Stephen Hayes is president and CEO of the Corporate Council on Africa.
I say this thinking of Addis Ababa, Ethiopia. If one goes outside the city to the hills around, and looks down at the bowl into which most of the city fits, I think that this too will be a very different city in less than ten years, as will many African cities. In Abuja, Nigeria, they are enacting a twelve-phase development plan, and are now in phase four. For nearly all the development work for phase five, the Chinese have invested, ensuring that phase six is not so far away.
Addis Ababa, at 8,000 plus feet above sea level, is the third highest capital in the world, but because it sits in a bowl, at times of thermal inversion it will be a city increasingly hard to see from the hills, just as Mexico City and Los Angeles are on some days now. The pollution of progress will wash over the city, and what one will see will be the peaks of buildings that have yet to be built. Addis Ababa will be a very different city than even the hub of activity and perceived chaos it is today, a mix of old and new, just as Shanghai was thirty years ago.

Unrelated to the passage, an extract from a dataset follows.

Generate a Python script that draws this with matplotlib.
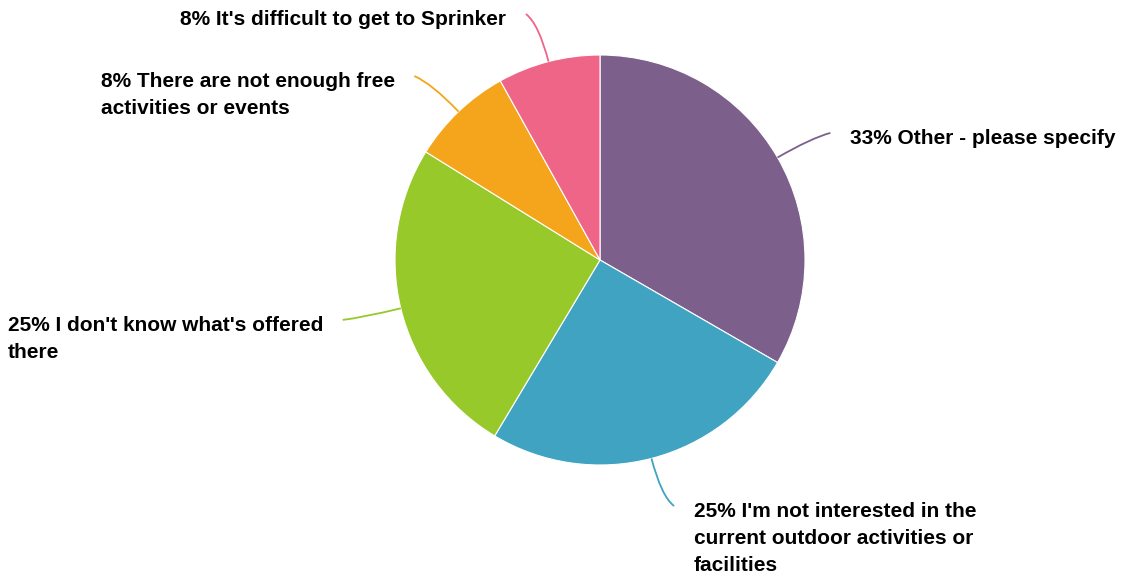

There are several similarities to China of 1987 in the Ethiopia of 2013, though it seems difficult for Americans to comprehend. The standard of living for the people is rising and there is slowly, cautiously, a creeping openness in public discussions. By American standards, political control is too heavy-handed, but one must realize what the country's recent past has meant. China had the Cultural Revolution and its aftermath into the early 80s, and Ethiopia had its own horrific oppression in the 70s and 80s. Both countries took a giant leap backwards before beginning to come out of the abyss.
It is difficult to have perspective if you haven't ever been through these type of experiences. We can look at how our own Civil War affected our nation and see some of those wounds still affecting us more than 150 years later.